Slowing my mind down.

Learning to sit still and watch my thoughts.

I started to see how my ego survived by thinking, planning, organizing — pulling from the past to avoid mistakes and projecting into the future to avoid pitfalls — all while missing the only real thing that exists: this moment.

And so, the real key became this:

If life is only happening here, in this moment, then the only way to live it joyfully is to create it consciously.

Not out of fear. Not out of old programming.

Out of clarity.

Happiness Isn’t a Hunt

It’s humbling to see how wrong we got happiness.

It isn’t something you pursue.

It isn’t a hunt or a prize.

It’s an environment you create by being present in your choices.

The more I do things consciously, the more happiness exists as a state around me.

It’s not found, hunted, or chased.

It’s the result of showing up for myself, again and again, with awareness.

That’s why this site exists — not to hand out easy steps, but to show the real work.

Because it’s not easy.

The world’s in the condition it’s in because this kind of work is rare.

But I’ve chosen differently.

I’ve chosen to become.

Wherever I stand today, I’ve survived everything I’ve been through.

This life — the one I’m living right now — is mine.

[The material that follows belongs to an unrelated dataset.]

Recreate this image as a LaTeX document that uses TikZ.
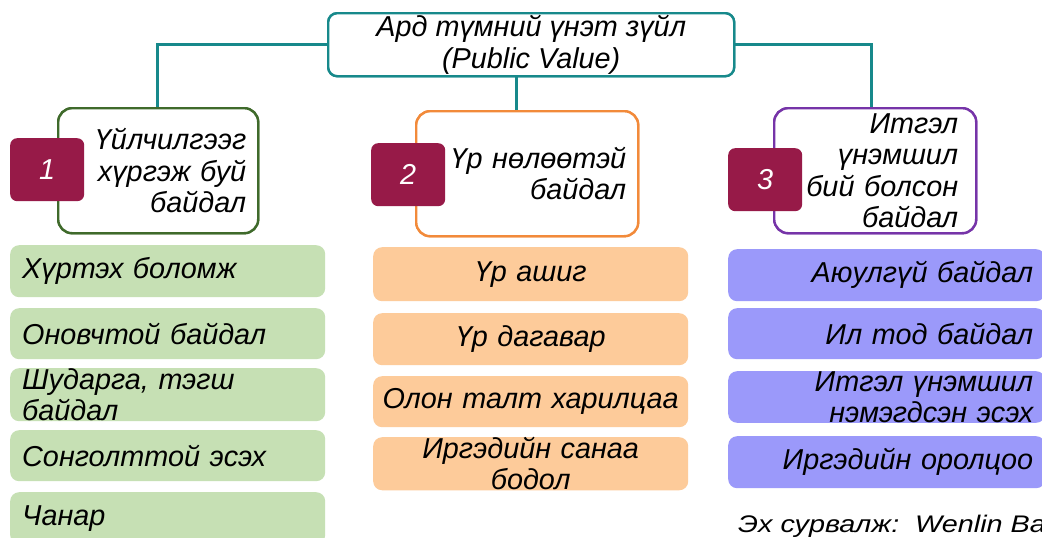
\documentclass[tikz,border=0pt]{standalone}
\usepackage{fontspec}
\setmainfont{Liberation Sans}
\definecolor{teal}{HTML}{17898B}
\definecolor{gborder}{HTML}{3F6A2B}
\definecolor{oborder}{HTML}{F28A3A}
\definecolor{pborder}{HTML}{7634A8}
\definecolor{badgec}{HTML}{971A48}
\definecolor{gfill}{HTML}{C6E0B4}
\definecolor{ofill}{HTML}{FDCB9A}
\definecolor{pfill}{HTML}{9B99FA}
\tikzset{
  txt/.style={font=\fontsize{28.8}{31.5}\selectfont\itshape},
  conn/.style={draw=teal, line width=2.6pt},
  topbox/.style={txt, draw=teal, line width=2.4pt, rounded corners=9pt, fill=white,
    minimum width=406pt, minimum height=63pt, align=center, anchor=north west, inner sep=0pt},
  headbox/.style={txt, line width=2.4pt, rounded corners=14pt, fill=white, minimum height=125pt,
    anchor=north west, align=right, inner xsep=0pt},
  badge/.style={fill=badgec, rounded corners=7pt, minimum width=74pt, minimum height=63pt,
    text=white, font=\fontsize{28.8}{31.5}\selectfont\itshape, anchor=north west, inner sep=0pt},
  item/.style={txt, rounded corners=9pt, anchor=north west, inner ysep=0pt, inner xsep=12pt},
  gitem/.style={item, fill=gfill, text width=291pt, align=left},
  oitem/.style={item, fill=ofill, inner xsep=4pt, text width=307pt, align=center},
  pitem/.style={item, fill=pfill, text width=293pt, align=right},
}
\begin{document}
\begin{tikzpicture}[x=1pt,y=-1pt]
\useasboundingbox (0,0) rectangle (1042,538);
\clip (0,0) rectangle (1042,538);
\fill[white] (0,0) rectangle (1042,538);

% top box and category boxes (named, used as connector ends)
\node[topbox] (top) at (327,12) {Ард түмний үнэт зүйл\\(Public Value)};
\node[headbox, draw=gborder, minimum width=200pt, text width=176pt] (b1) at (57,107)
  {Үйлчилгээг\\хүргэж буй\\байдал};
\node[headbox, draw=oborder, minimum width=222pt, text width=198pt] (b2) at (415,110)
  {Үр нөлөөтэй\\байдал};
\node[headbox, draw=pborder, minimum width=202pt, text width=166pt] (b3) at (773,107)
  {Итгэл\\үнэмшил\\бий болсон\\байдал};

% connectors
\draw[conn] (top.west) -| ([xshift=-1pt]b1.north);
\draw[conn] (top.east) -| ([xshift=-4pt]b3.north);
\draw[conn] ([xshift=-15pt]top.south) -- ([xshift=-11pt]b2.north);

% boxes again, over the connector ends
\node[topbox] at (327,12) {Ард түмний үнэт зүйл\\(Public Value)};
\node[headbox, draw=gborder, minimum width=200pt, text width=176pt] at (57,107)
  {Үйлчилгээг\\хүргэж буй\\байдал};
\node[headbox, draw=oborder, minimum width=222pt, text width=198pt] at (415,110)
  {Үр нөлөөтэй\\байдал};
\node[headbox, draw=pborder, minimum width=202pt, text width=166pt] at (773,107)
  {Итгэл\\үнэмшил\\бий болсон\\байдал};

% badges
\node[badge] (n1) at (10,138) {1};
\node[badge] (n2) at (371,143) {2};
\node[badge] (n3) at (728,148) {3};

% green items
\node[gitem, minimum height=52pt] (g1) at (10,245) {Хүртэх боломж};
\node[gitem, minimum height=51pt] (g2) at (10,308) {Оновчтой байдал};
\node[gitem, minimum height=53pt] (g3) at (10,368) {Шударга, тэгш\\байдал};
\node[gitem, minimum height=51pt] (g4) at (10,430) {Сонголттой эсэх};
\node[gitem, minimum height=52pt] (g5) at (10,492) {Чанар};

% orange items
\node[oitem, minimum height=54pt] (o1) at (373,247) {Үр ашиг};
\node[oitem, minimum height=52pt] (o2) at (373,313) {Үр дагавар};
\node[oitem, minimum height=51pt] (o3) at (373,376) {Олон талт харилцаа};
\node[oitem, minimum height=52pt] (o4) at (373,437) {Иргэдийн санаа\\бодол};

% purple items
\node[pitem, minimum height=52pt] (p1) at (728,249) {Аюулгүй байдал};
\node[pitem, minimum height=51pt] (p2) at (728,308) {Ил тод байдал};
\node[pitem, minimum height=51pt] (p3) at (728,371) {Итгэл үнэмшил\\нэмэгдсэн эсэх};
\node[pitem, minimum height=52pt] (p4) at (728,436) {Иргэдийн оролцоо};

% source (cut off at the right edge, as in the reference)
\node[font=\fontsize{24}{26}\selectfont\itshape, anchor=base west, inner sep=0pt] (src) at (738,532)
  {\scalebox{1.2}[1]{Эх сурвалж:~~Wenlin Ba}};
\end{tikzpicture}
\end{document}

And as hard as it’s been to admit, no one else is responsible for it.

Not anymore.

I Didn’t Just Read the Book — I Let It Break Me Open

There’s a book that found me when I was finally ready to stop running —

How to Do the Work by Dr. Nicole LePera.

I didn’t just read it. I went through it — cover to cover, pause to pause, journal entry to tear-stained page.

And when I say it cracked me open, I mean I cried for days. Hours at a time.

I had no idea how much trauma my body had been carrying — not until I gave myself permission to actually feel it.

Really feel it.

No distractions. No masks. No stories. Just truth.

I had years of emotional weight packed deep inside me, and it was time to let that shit go.

It was holding me back — tight in my chest, frozen in my gut, running my life from behind the scenes.

Dr. LePera didn’t give me answers.

She handed me mirrors.

She gave me a workbook — and space to finally sit with what I had been avoiding most: me.

I didn’t analyze it — I processed it.

I wrote. I stayed with the discomfort. I let the tears come without rushing to fix anything.

And every time I thought I was done, something else surfaced.

It wasn’t comfortable.

But it was necessary.

What Came Next

Once I finished How to Do the Work, I went deeper.

She also wrote:

  • How to Be the Love You Seek

  • How to Meet Yourself

But I wasn’t ready for those until I cracked open the first one.

That one prepared me. Stripped me bare. Made space for what was next.

A companion on that part of the journey? Louise Hay’s Love Yourself, Heal Your Life.

That book brought me to the mirror.

And it taught me how to say, out loud, to myself:

“I love you.”

“I trust you.”

“You’re safe now.”

It didn’t feel natural. It felt awkward as hell.

But I kept saying it.

And slowly, something softened inside me.

This Is the Work

This is the ugly, sacred work.

The kind no one applauds because no one sees it.

But you feel it — in your bones, in your breath, in the stillness of the night.

This is the work I’m doing.

And I’ll keep sharing it — not because I have answers, but because I’m living through the questions.

I’m not just reading books anymore.

I’m using them to remember who I am —

and to let go of who I never was.

This is my beginning.

This is my Becoming.

🌅 Reflection Prompt

What parts of your inner child still need your attention — not judgment, but love?

What would happen if you finally told that part of you, “You’re safe now”?